-- start of SUPPLIED DATA --

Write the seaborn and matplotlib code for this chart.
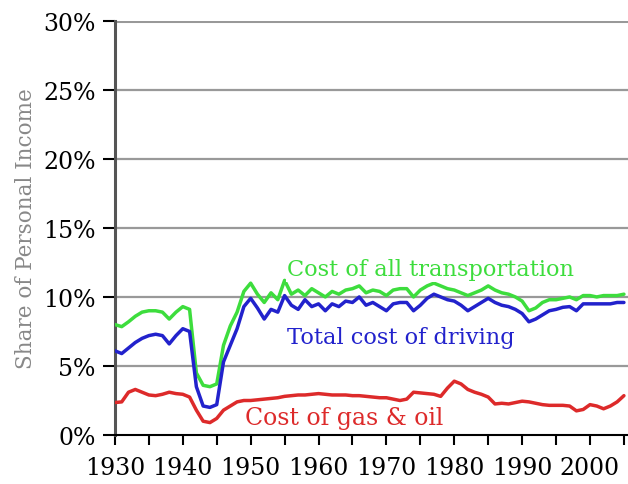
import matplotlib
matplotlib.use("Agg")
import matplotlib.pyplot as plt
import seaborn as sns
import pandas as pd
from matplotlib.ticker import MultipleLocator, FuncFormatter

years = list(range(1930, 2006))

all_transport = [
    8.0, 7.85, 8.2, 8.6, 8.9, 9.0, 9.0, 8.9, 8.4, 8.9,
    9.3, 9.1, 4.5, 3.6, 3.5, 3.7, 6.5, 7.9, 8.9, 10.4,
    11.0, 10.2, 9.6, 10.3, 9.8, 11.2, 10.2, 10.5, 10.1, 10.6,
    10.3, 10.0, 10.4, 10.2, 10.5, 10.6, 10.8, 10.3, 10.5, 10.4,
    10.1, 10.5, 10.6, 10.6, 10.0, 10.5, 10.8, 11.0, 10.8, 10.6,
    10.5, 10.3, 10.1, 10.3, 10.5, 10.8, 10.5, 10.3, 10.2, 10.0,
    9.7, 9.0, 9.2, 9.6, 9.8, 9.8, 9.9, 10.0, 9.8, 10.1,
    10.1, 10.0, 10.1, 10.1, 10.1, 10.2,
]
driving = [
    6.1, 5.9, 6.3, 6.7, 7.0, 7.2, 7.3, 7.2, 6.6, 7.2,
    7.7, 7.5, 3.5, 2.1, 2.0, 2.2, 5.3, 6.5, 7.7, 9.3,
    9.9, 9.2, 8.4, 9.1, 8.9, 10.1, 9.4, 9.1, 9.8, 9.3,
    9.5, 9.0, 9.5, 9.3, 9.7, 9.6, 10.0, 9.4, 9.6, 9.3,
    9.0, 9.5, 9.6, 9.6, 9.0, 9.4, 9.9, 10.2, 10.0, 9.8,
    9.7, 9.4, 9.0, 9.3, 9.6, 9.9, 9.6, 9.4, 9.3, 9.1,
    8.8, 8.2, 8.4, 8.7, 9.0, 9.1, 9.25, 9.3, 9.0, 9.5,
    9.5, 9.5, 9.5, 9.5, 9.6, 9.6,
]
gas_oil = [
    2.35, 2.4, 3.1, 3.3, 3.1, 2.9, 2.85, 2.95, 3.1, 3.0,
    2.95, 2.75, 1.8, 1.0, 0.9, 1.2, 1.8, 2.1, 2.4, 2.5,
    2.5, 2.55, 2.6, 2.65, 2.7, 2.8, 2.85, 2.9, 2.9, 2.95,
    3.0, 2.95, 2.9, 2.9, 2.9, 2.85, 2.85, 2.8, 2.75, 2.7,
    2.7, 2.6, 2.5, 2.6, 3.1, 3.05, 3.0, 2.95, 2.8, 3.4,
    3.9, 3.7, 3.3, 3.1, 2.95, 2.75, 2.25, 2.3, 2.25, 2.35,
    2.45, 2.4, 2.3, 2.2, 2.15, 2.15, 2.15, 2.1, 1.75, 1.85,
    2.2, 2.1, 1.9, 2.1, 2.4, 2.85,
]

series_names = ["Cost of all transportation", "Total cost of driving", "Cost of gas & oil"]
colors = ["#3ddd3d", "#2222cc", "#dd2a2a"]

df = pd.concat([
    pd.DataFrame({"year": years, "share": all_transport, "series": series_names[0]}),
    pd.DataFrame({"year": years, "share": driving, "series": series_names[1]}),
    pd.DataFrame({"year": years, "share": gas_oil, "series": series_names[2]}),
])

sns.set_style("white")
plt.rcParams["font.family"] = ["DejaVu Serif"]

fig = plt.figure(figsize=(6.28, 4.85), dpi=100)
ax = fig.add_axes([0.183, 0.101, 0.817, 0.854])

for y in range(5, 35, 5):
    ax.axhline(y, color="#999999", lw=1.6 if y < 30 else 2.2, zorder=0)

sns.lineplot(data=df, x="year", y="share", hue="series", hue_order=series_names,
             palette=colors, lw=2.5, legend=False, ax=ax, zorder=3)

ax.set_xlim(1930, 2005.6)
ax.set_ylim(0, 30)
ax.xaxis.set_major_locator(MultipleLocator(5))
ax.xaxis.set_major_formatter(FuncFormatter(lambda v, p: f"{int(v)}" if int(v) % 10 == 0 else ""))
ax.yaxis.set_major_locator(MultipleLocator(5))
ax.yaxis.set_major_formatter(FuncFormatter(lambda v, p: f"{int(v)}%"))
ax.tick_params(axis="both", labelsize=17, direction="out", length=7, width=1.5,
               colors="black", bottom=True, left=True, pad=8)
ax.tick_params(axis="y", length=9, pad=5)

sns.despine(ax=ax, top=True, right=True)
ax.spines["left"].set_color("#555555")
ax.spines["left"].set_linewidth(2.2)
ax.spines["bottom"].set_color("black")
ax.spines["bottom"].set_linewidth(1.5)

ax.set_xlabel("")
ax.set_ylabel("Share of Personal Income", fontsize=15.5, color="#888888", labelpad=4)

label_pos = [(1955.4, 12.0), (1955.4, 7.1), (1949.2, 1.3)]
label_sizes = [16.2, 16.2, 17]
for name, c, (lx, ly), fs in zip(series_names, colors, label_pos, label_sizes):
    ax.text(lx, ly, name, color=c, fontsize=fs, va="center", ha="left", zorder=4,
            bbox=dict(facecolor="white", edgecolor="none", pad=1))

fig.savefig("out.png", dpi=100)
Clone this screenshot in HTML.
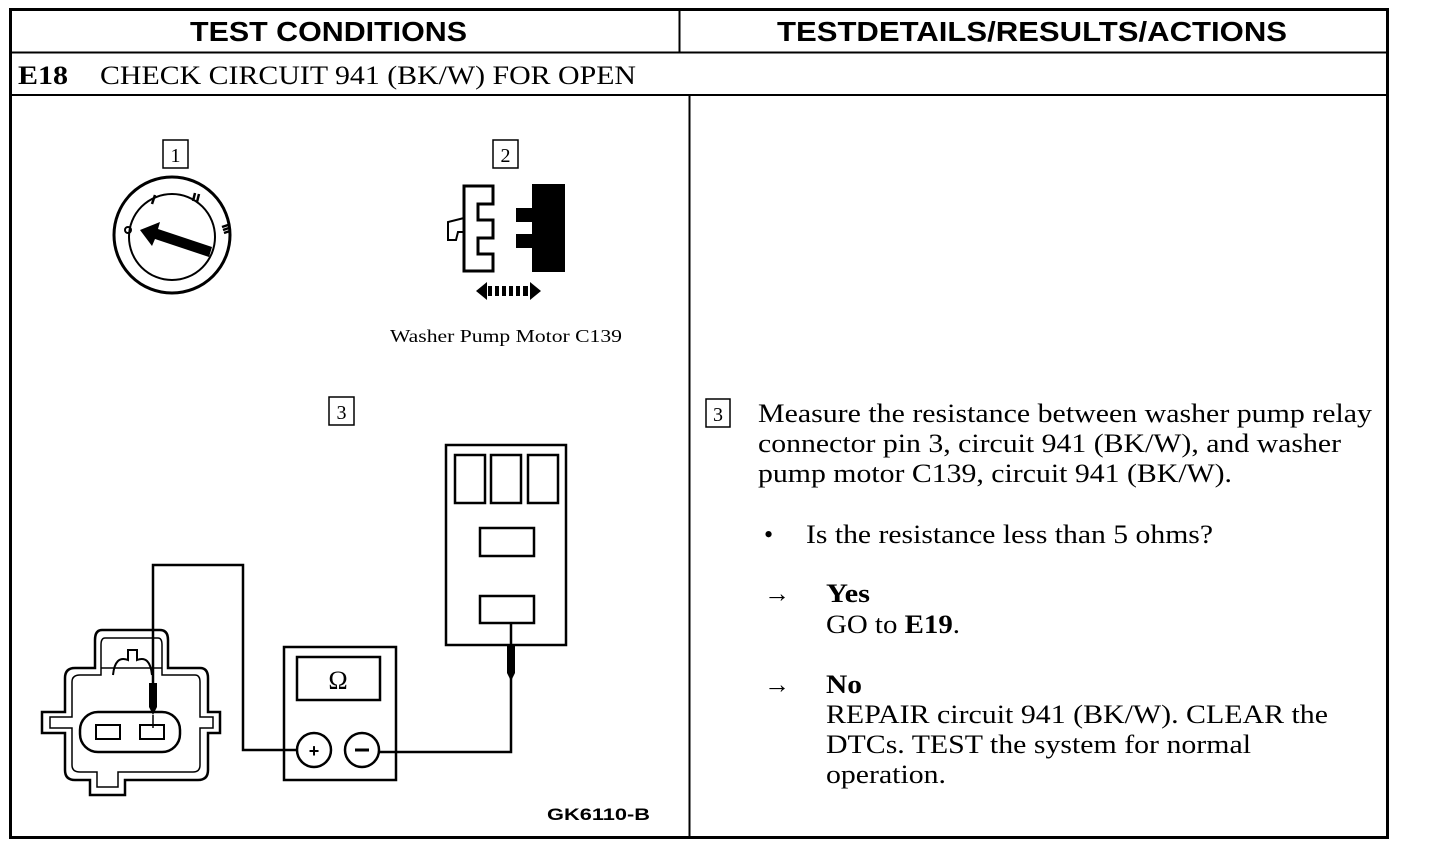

-- end of SUPPLIED DATA --

== WORK REQUIRED ==
Reproduce the data above word for word from its first line through the line that holds "years = list(range(1930, 2006))", both ends included; skip pictures.

== WRITTEN RESPONSE ==
Write the seaborn and matplotlib code for this chart.
import matplotlib
matplotlib.use("Agg")
import matplotlib.pyplot as plt
import seaborn as sns
import pandas as pd
from matplotlib.ticker import MultipleLocator, FuncFormatter

years = list(range(1930, 2006))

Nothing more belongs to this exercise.